In The Hard Word, Guy Pearce plays Dale, the eldest of three bank robbing brothers whose collective creed is “Nobody gets hurt.” Their elaborate heists involve costuming, cleverness and, when the chips are down, a few unloaded guns to get their point across. Frank (Robert Taylor) is their lawyer / middleman, who discovers possible jobs and supplies intel on targets. Everything is going well for the trio; Dale even found the love of his life in a femme fatale wife named Carol (Rachel Griffiths). That is, until they end up in prison.

Some time later, Frank returns, dressed in his usual high-priced suit, with the heist of a lifetime and the right police connections to get the brothers out of prison just in time to pull it off. Dale knows Frank is a scumbag — probably the reason they ended up in prison and also likely to betray them after the job is complete. But Carol’s still out there — still involved in the game — and for a woman like that? He’d do anything. What he doesn’t know is that Carol and Frank are now an item, and he can’t trust her, either.

Equipped with a prosthetic nose, Pearce is pretty great as Dale. It’s jarring at first to see the same mannerisms he employs in most of his surliest roles behind a slightly different face. Slightly twisted mouth, sassy upturned glance, hard unamused stare. On balance, the makeup choice is neither here nor there, more trivia than anything: The Hard Word or, “that one where Guy Pearce wears a fake nose to harden his features because he’s too handsome to be considered a rough guy.” I suppose my review of A Christmas Carol does put a lot of weight on how his good looks create empathy for Scrooge when none should be felt, so maybe Pearce was onto something here.

Joel Edgerton (at the start of his film career) appears as Dale’s younger brother, Shane, who is the most aggressive of the three brothers.
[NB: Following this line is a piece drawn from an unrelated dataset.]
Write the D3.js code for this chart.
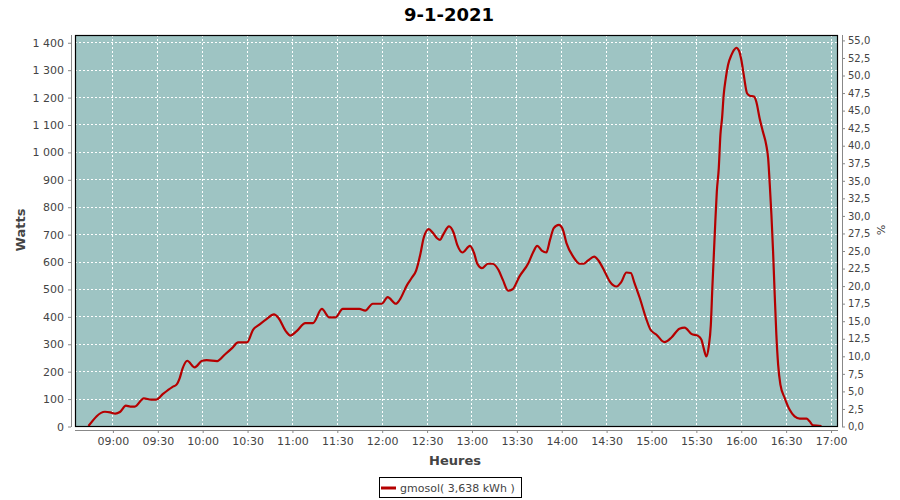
<!DOCTYPE html>
<html>
<head>
<meta charset="utf-8">
<script src="https://cdn.jsdelivr.net/npm/d3@7"></script>
<style>
  html, body { margin: 0; padding: 0; background: #ffffff; }
  svg { display: block; font-family: "DejaVu Sans", sans-serif; }
</style>
</head>
<body>
<svg id="chart" width="900" height="500"></svg>
<script>
// ---- data (minutes since midnight, watts) ----
const title = "9-1-2021";
const seriesName = "gmosol( 3,638 kWh )";
const minutes = [
  524, 535, 538.5, 542, 545, 549, 552, 555, 561, 566, 569, 574, 580, 583, 585, 587, 590, 595, 600, 603,
  610, 615, 620, 624, 630, 634, 638, 643, 648, 651, 656, 659, 663, 669, 674, 680, 685, 689, 694, 705,
  709, 714, 720, 724, 729.5, 732, 737, 740, 743, 746, 748, 751.5, 754, 757, 759, 761, 765, 768, 770.5, 774,
  779, 781.6, 784, 787, 791, 794, 798, 801, 804.5, 807.5, 812, 818, 821, 824, 827, 830, 832.5, 835, 838.4, 841,
  843.5, 848, 852.4, 855, 858, 862, 865, 869, 872.5, 877, 880, 883.6, 886.5, 889, 892.5, 897, 899.7, 903.7, 909, 913.7,
  919, 922.5, 927, 931.4, 933.7, 935.2, 937, 938.6, 940, 941, 942, 943, 944, 945.3, 946.4, 947.5, 948.6, 950, 951.5, 953.8,
  955.5, 957, 958.9, 960.4, 962, 964.2, 966, 968.8, 970.4, 972.6, 974.8, 977, 978.3, 979.4, 980.5, 981.6, 982.7, 983.8, 985, 986.5,
  989.4, 992.7, 996, 999.4, 1004, 1006, 1008.4, 1014
];
const watts = [
  0, 52, 50, 45, 51, 74, 71, 71, 101, 96, 96, 118, 142, 152, 175, 211, 238, 214, 238, 240,
  237, 260, 284, 305, 305, 351, 369, 390, 407, 394, 345, 330, 345, 375, 375, 427, 396, 396, 427, 427,
  421, 446, 446, 470, 446, 460, 515, 540, 567, 631, 685, 718, 706, 685, 679, 697, 728, 706, 661, 633,
  657, 633, 591, 576, 592, 592, 570, 533, 494, 499, 545, 594, 631, 657, 640, 633, 679, 722, 734, 718,
  667, 618, 592, 592, 604, 618, 603, 564, 527, 509, 524, 560, 558, 521, 467, 388, 351, 333, 306, 323,
  355, 359, 336, 329, 315, 284, 254, 290, 369, 503, 624, 746, 855, 940, 1062, 1123, 1208, 1269, 1317, 1354,
  1372, 1380, 1368, 1335, 1281, 1214, 1205, 1202, 1183, 1123, 1074, 1026, 977, 880, 770, 637, 479, 333, 223, 151,
  102, 59, 35, 27, 27, 17, 2, 0
];
const xTicks = [540, 570, 600, 630, 660, 690, 720, 750, 780, 810, 840, 870, 900, 930, 960, 990, 1020];
const wattTicks = [0, 100, 200, 300, 400, 500, 600, 700, 800, 900, 1000, 1100, 1200, 1300, 1400];
const pctTicks = [0, 2.5, 5, 7.5, 10, 12.5, 15, 17.5, 20, 22.5, 25, 27.5, 30, 32.5, 35, 37.5, 40, 42.5, 45, 47.5, 50, 52.5, 55];

// ---- layout ----
const plot = { left: 75, right: 838, top: 35, bottom: 426 };
const svg = d3.select("#chart");

const x = d3.scaleLinear().domain([515, 1025]).range([plot.left, plot.right]);
const y = d3.scaleLinear().domain([0, 1426.5]).range([plot.bottom, plot.top]);
const yPct = d3.scaleLinear().domain([0, 55.7]).range([plot.bottom, plot.top]);

const fmtTime = m => d3.format("02d")(Math.floor(m / 60)) + ":" + d3.format("02d")(m % 60);
const fmtW = v => d3.format(",")(v).replace(/,/g, " ");
const fmtP = v => d3.format(".1f")(v).replace(".", ",");

// title
svg.append("text").attr("x", 449).attr("y", 21).attr("text-anchor", "middle")
  .attr("font-size", 18).attr("font-weight", "bold").attr("fill", "#000").text(title);

// plot background
svg.append("rect").attr("x", plot.left).attr("y", plot.top)
  .attr("width", plot.right - plot.left).attr("height", plot.bottom - plot.top)
  .attr("fill", "#9ec4c3");

// grid
const grid = svg.append("g").attr("stroke", "#ffffff").attr("stroke-width", 1).attr("stroke-dasharray", "2,2");
grid.selectAll("line.v").data(xTicks).join("line")
  .attr("x1", d => Math.round(x(d)) + 0.5).attr("x2", d => Math.round(x(d)) + 0.5)
  .attr("y1", plot.top).attr("y2", plot.bottom);
grid.selectAll("line.h").data(wattTicks.filter(d => d > 0)).join("line")
  .attr("x1", plot.left).attr("x2", plot.right)
  .attr("y1", d => Math.round(y(d)) + 0.5).attr("y2", d => Math.round(y(d)) + 0.5);

// line
const data = minutes.map((m, i) => ({ m, v: watts[i] }));
const line = d3.line().x(d => x(d.m)).y(d => y(d.v)).curve(d3.curveMonotoneX);
svg.append("path").datum(data).attr("d", line)
  .attr("fill", "none").attr("stroke", "#b50000").attr("stroke-width", 2.2)
  .attr("stroke-linejoin", "round");

// plot border
svg.append("rect").attr("x", plot.left + 0.5).attr("y", plot.top + 0.5)
  .attr("width", plot.right - plot.left - 1).attr("height", plot.bottom - plot.top)
  .attr("fill", "none").attr("stroke", "#000").attr("stroke-width", 1.2);

// axes
function styleAxis(g) {
  g.select(".domain").attr("stroke", "#888");
  g.selectAll(".tick line").attr("stroke", "#888");
  g.selectAll(".tick text").attr("fill", "#444").attr("font-size", 11)
    .attr("font-family", "DejaVu Sans, sans-serif");
}

const yLeftScale = y.copy().range([plot.bottom + 0.5, plot.top + 0.5]);
svg.append("g").attr("transform", "translate(71,0)")
  .call(d3.axisLeft(yLeftScale).tickValues(wattTicks).tickFormat(fmtW).tickSizeOuter(0).tickSize(3).tickPadding(4))
  .call(styleAxis)
  .call(g => g.select(".domain").attr("d", `M0.5,${plot.top}V${plot.bottom + 1}`));

const yRightScale = yPct.copy().range([plot.bottom + 0.5, plot.top + 0.5]);
svg.append("g").attr("transform", "translate(842,0)")
  .call(d3.axisRight(yRightScale).tickValues(pctTicks).tickFormat(fmtP).tickSizeOuter(0).tickSize(3).tickPadding(3))
  .call(styleAxis)
  .call(g => g.selectAll(".tick text").attr("font-size", 10))
  .call(g => g.select(".domain").attr("d", `M0.5,${plot.top}V${plot.bottom + 1}`));

const xAxisScale = x.copy().range([plot.left + 0.5, plot.right + 0.5]);
svg.append("g").attr("transform", "translate(0,430)")
  .call(d3.axisBottom(xAxisScale).tickValues(xTicks).tickFormat(fmtTime).tickSizeOuter(0).tickSize(3).tickPadding(4))
  .call(styleAxis)
  .call(g => g.select(".domain").attr("d", `M${plot.left},0.5H${plot.right}`));

// axis titles
svg.append("text").attr("x", 455).attr("y", 465).attr("text-anchor", "middle")
  .attr("font-size", 13).attr("font-weight", "bold").attr("fill", "#444").text("Heures");
svg.append("text").attr("transform", "translate(25,230) rotate(-90)").attr("text-anchor", "middle")
  .attr("font-size", 13).attr("font-weight", "bold").attr("fill", "#444").text("Watts");
svg.append("text").attr("transform", "translate(877,230) rotate(90)").attr("text-anchor", "middle")
  .attr("font-size", 11).attr("fill", "#444").text("%");

// legend
const leg = svg.append("g");
leg.append("rect").attr("x", 379.5).attr("y", 477.5).attr("width", 142).attr("height", 20)
  .attr("fill", "#fff").attr("stroke", "#000").attr("stroke-width", 1);
leg.append("line").attr("x1", 381).attr("x2", 396).attr("y1", 488).attr("y2", 488)
  .attr("stroke", "#b50000").attr("stroke-width", 3);
leg.append("text").attr("x", 400).attr("y", 492).attr("font-size", 11).attr("fill", "#444").text(seriesName);
</script>
</body>
</html>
There’s a clever plot twist with his character just before the heist that I appreciated because it undercuts the usual outcome of an “over-aggressive” crew member being put into a tight situation. Damien Richardson, an Australian soap star who reunited with Pearce a decade later for the Jack Irish series, plays the softest of the brothers, a good-natured man with a passion for cooking and kindness. There are several very graphic sequences of sausage-making.

Despite all-around good performances, The Hard Word never becomes interesting for more than brief bursts. Writer-director Scott Roberts (who doesn’t seem to have any credits after this) wears his classic noir influences on his sleeve, but rarely achieves enough aesthetic momentum to carry anything but the action sequences. Worse, his handling of the Dale-Frank-Carol love triangle is never intense enough to feel like anything but a foregone conclusion due to the film’s lighthearted approach to the material. There’s no way the two lovers won’t reunite, but the movie spends a lot of time trying to convince the audience otherwise. A lot of time.

Still, Roberts’ film alive with the elaborate heist and subsequent escape, assisted by David Thrussell’s score. I first watched The Hard Word a decade ago, during my first exploration of Pearce’s career, and have always remembered the chase through the streets. It’s good. Also good are the brief bits of comedy scattered throughout — mostly visual, sometimes via dialogue that comes across as funny because it’s trying desperately to be hard. For example: “Well, that depends on if you spoofed all over the toothbrush while your mother was knocking at the bathroom door” is one of Pearce’s first lines. It’s not even the silliest “badass” introduction we’ll see him saddled with, but Lockout is an entirely separate essay.